Was this the actual corner in which the lyricist, Glen Fry, actually saw the girl in the flatbed Ford? He was alive to ask, and still the answer is uncertain. Maybe it wasn’t in Winslow at all, but in Flagstaff. Anyway, the town has decided that this is the corner and it is an item to check off our Route 66 must do list. I suspect the town council just picked a corner they had lying around doing nothing.

What will archeologists of the future make of the bronze statue of the young man leaning against the lamppost when it is all that remains after time has claimed all the buildings, the mural, and the flatbed Ford? With what significance will they invest this lonely figure? What grand conclusions about the mores and manners of our era will they deduce from the long hair and drooping mustache? Jesus in street clothes perhaps?

Statue on the Corner in Winslow Arizonas

In addition to the statue and the flatbed Ford parked at the side of the street, there is also a large mural of the girl in the flatbed Ford. The decay that will one day leave future archeologist to puzzle fruitlessly over this scene has already set in. Like every other mural we have seen on this trip it is faded and in need of repair. Most of it is not painted on the wall, but on plywood panels secured to the wall and three of them are missing. Beside it there is one of those fund-raising thermometer things showing $15,000 raised of the $30,000 needed for a mural restoration project. This strikes me as absurd. Why is this not a no-brainer vote in city council in favor of $30K to restore the centerpiece of your entire tourist industry? And if the City Council is too dumb to act, why don’t the businesses on the other three corners just chip in the money to fix it?

We go for a beer in a “brewery” across the street from the corner. I put brewery in quotes because despite using that name, it does not brew its own beer, though it does exclusively serve Arizona brewed beers. From the street-side patio we watch a steady stream of people taking their obligatory photos at the corner. The owner runs out to chase away a panhandler. From the way they shout at each other, this seems like a regular performance.

We have dinner in the Turquoise Room of La Posada. It is our first really fancy meal of the trip and our first proper sit-down meal of the day since we breakfasted and lunched on apples and oatmeal raisin cookies washed down with water. I have lamb. According to the menu it is from a special breed of lamb only raised by one Navajo farmer and only served in this hotel. It taste like lamb. But doubtless there are health benefits—even spiritual benefits—to eating something so exclusive. Anyway, it is cooked superbly and the Zinfandel recommended in the menu is a perfect match. Anna has elk, which is also excellent, she says. I have English trifle for dessert, our first dessert of the trip. It seems very odd to be eating English trifle in the middle of Arizona, but that is the world we live in. Everywhere is everywhere else. I’d like to say that this is a good thing but I’m not sure it is.

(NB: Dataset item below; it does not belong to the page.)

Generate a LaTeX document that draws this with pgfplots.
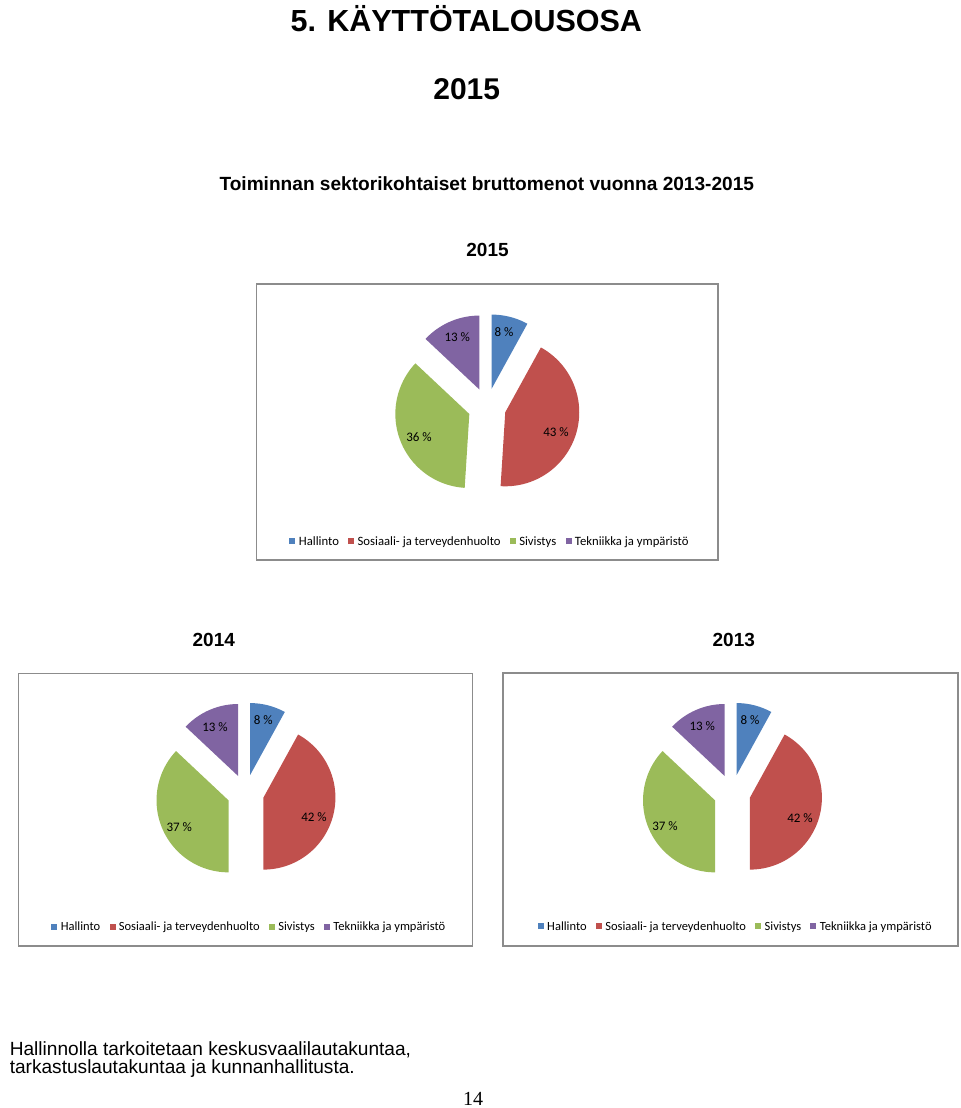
\documentclass[border=0pt]{standalone}
\usepackage{fontspec}
\setmainfont{Liberation Sans}
\newfontfamily\calibri{Carlito}
\newfontfamily\tms{Liberation Serif}
\usepackage{pgfplots}
\pgfplotsset{compat=1.18}
\definecolor{pblue}{HTML}{4F81BD}
\definecolor{pred}{HTML}{C0504D}
\definecolor{pgreen}{HTML}{9BBB59}
\definecolor{ppurple}{HTML}{8064A2}
\definecolor{bord}{HTML}{8C8C8C}

% one exploded slice: cx cy r d start% end% colour  (px units, y downwards)
\newcommand\slice[7]{%
  \pgfmathsetmacro\sa{90-3.6*#5}%
  \pgfmathsetmacro\ea{90-3.6*#6}%
  \pgfmathsetmacro\ma{(\sa+\ea)/2}%
  \pgfmathsetmacro\ax{#1+#4*cos(\ma)}%
  \pgfmathsetmacro\ay{#2-#4*sin(\ma)}%
  \edef\doslice{\noexpand\addplot[fill=#7, draw=none, domain=\ea:\sa, samples=72, variable=\noexpand\t]
    ({\ax+#3*cos(\noexpand\t)}, {\ay-#3*sin(\noexpand\t)}) -- (axis cs:\ax,\ay) -- cycle;}%
  \doslice
}
% pie: cx cy r d  v1 v2 v3 v4 (percent)
\newcommand\pie[8]{%
  \pgfmathsetmacro\cA{#5}%
  \pgfmathsetmacro\cB{#5+#6}%
  \pgfmathsetmacro\cC{#5+#6+#7}%
  \pgfmathsetmacro\cD{#5+#6+#7+#8}%
  \slice{#1}{#2}{#3}{#4}{0}{\cA}{pblue}%
  \slice{#1}{#2}{#3}{#4}{\cA}{\cB}{pred}%
  \slice{#1}{#2}{#3}{#4}{\cB}{\cC}{pgreen}%
  \slice{#1}{#2}{#3}{#4}{\cC}{\cD}{ppurple}%
}
\newcommand\sq[1]{\textcolor{#1}{\raisebox{0.5pt}{\rule{3pt}{3pt}}}\hspace{1.7pt}}
\newcommand\legline{\sq{pblue}Hallinto\hspace{4.6pt}\sq{pred}Sosiaali- ja terveydenhuolto\hspace{4.6pt}\sq{pgreen}Sivistys\hspace{4.6pt}\sq{ppurple}Tekniikka ja ympäristö}

\begin{document}
\begin{tikzpicture}
\begin{axis}[
  at={(0,0)}, anchor=south west,
  x=0.5pt, y=0.5pt, y dir=reverse,
  xmin=0, xmax=960, ymin=0, ymax=1108,
  hide axis, clip=false,
  every node/.append style={inner sep=0pt},
]
% chart frames
\draw[bord, line width=0.8pt] (axis cs:256.5,284) rectangle (axis cs:718,560);
\draw[bord, line width=0.8pt] (axis cs:18.5,673.5) rectangle (axis cs:472.5,946);
\draw[bord, line width=0.8pt] (axis cs:503,673) rectangle (axis cs:958,946);

% pies (values in percent: Hallinto, Sosiaali- ja terveydenhuolto, Sivistys, Tekniikka ja ympäristö)
\pie{487}{407}{74}{19}{8}{43}{36}{13}     % 2015
\pie{245.5}{793}{72}{18.5}{8}{42}{37}{13} % 2014
\pie{732}{793}{72}{18.5}{8}{42}{37}{13}   % 2013

% data labels
\begin{scope}[font=\calibri\fontsize{6.5}{7.5}\selectfont]
\node at (axis cs:504,332.3) {8 \%};
\node at (axis cs:457.3,337.3) {13 \%};
\node at (axis cs:556,431.7) {43 \%};
\node at (axis cs:419,437.3) {36 \%};
\node at (axis cs:263.3,720) {8 \%};
\node at (axis cs:215,726.7) {13 \%};
\node at (axis cs:314,816.7) {42 \%};
\node at (axis cs:179.3,826.7) {37 \%};
\node at (axis cs:750,720) {8 \%};
\node at (axis cs:702.3,725.7) {13 \%};
\node at (axis cs:800,818.3) {42 \%};
\node at (axis cs:665,825.7) {37 \%};
\end{scope}

% legends
\node[anchor=base, font=\calibri\fontsize{6.35}{7.5}\selectfont] at (axis cs:489,545) {\legline};
\node[anchor=base, font=\calibri\fontsize{6.25}{7.5}\selectfont] at (axis cs:248.3,930.5) {\legline};
\node[anchor=base, font=\calibri\fontsize{6.25}{7.5}\selectfont] at (axis cs:734.7,930) {\legline};

% titles
\node[anchor=base, font=\bfseries\fontsize{15.25}{18}\selectfont] at (axis cs:466.3,31.7) {5. KÄYTTÖTALOUSOSA};
\node[anchor=base, font=\bfseries\fontsize{15}{18}\selectfont] at (axis cs:466.7,99.3) {2015};
\node[anchor=base, font=\bfseries\fontsize{9.55}{11}\selectfont] at (axis cs:486.8,190) {Toiminnan sektorikohtaiset bruttomenot vuonna 2013-2015};
\node[anchor=base, font=\bfseries\fontsize{9.5}{11}\selectfont] at (axis cs:487.5,256.7) {2015};
\node[anchor=base, font=\bfseries\fontsize{9.5}{11}\selectfont] at (axis cs:213.8,646) {2014};
\node[anchor=base, font=\bfseries\fontsize{9.5}{11}\selectfont] at (axis cs:733.8,646) {2013};

% footer text
\node[anchor=base west, font=\fontsize{9.55}{11}\selectfont] at (axis cs:2.7,1055) {Hallinnolla tarkoitetaan keskusvaalilautakuntaa,};
\node[anchor=base west, font=\fontsize{9.55}{11}\selectfont] at (axis cs:2.7,1073.3) {tarkastuslautakuntaa ja kunnanhallitusta.};
\node[anchor=base west, font=\tms\fontsize{10}{12}\selectfont] at (axis cs:456,1105.5) {14};
\end{axis}
\pgfresetboundingbox
\path (0,0) rectangle (480pt,554pt);
\end{tikzpicture}
\end{document}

Anyway, it was a good trifle, and a nice match for the last of my wine.

Over dinner we discussed the choices you make when traveling. We have given ourselves three weeks for Route 66 and side trips, but we are still seeing only a fraction of what the guidebooks list. At Petrified Forest we visited three of over a dozen sites. It would have taken two full days to see them all, and one could linger longer than we did at each. “You can’t see everything” we keep saying. After you have seen 1000 petrified logs, 1000 variegated gravel mounds, 1000 red sandstone Bluffs, 100 dead motels and gas stations, several dozen neon signs, do you really need to see more? But have you seen the best one yet? Ask, and everyone has a favorite that somehow you have missed. It is better to see a lot of a few things or a little of a lot of things? This trip is definitely about the latter.

This much I know. I have reached my lifetime quota of pointy trees and pointed snowcapped mountains. And I have no limit on sunlit beaches or quiet shaded restaurant patios beside rivers or overlooking the sea. But there is also this question: Is there a limit on the appeal of novelty itself? Is a point at which you just focus on the things you know you will never tire of? And will we reach it on this trip? And if we do, will we, as a couple, agree on the common set of things we never get tired of?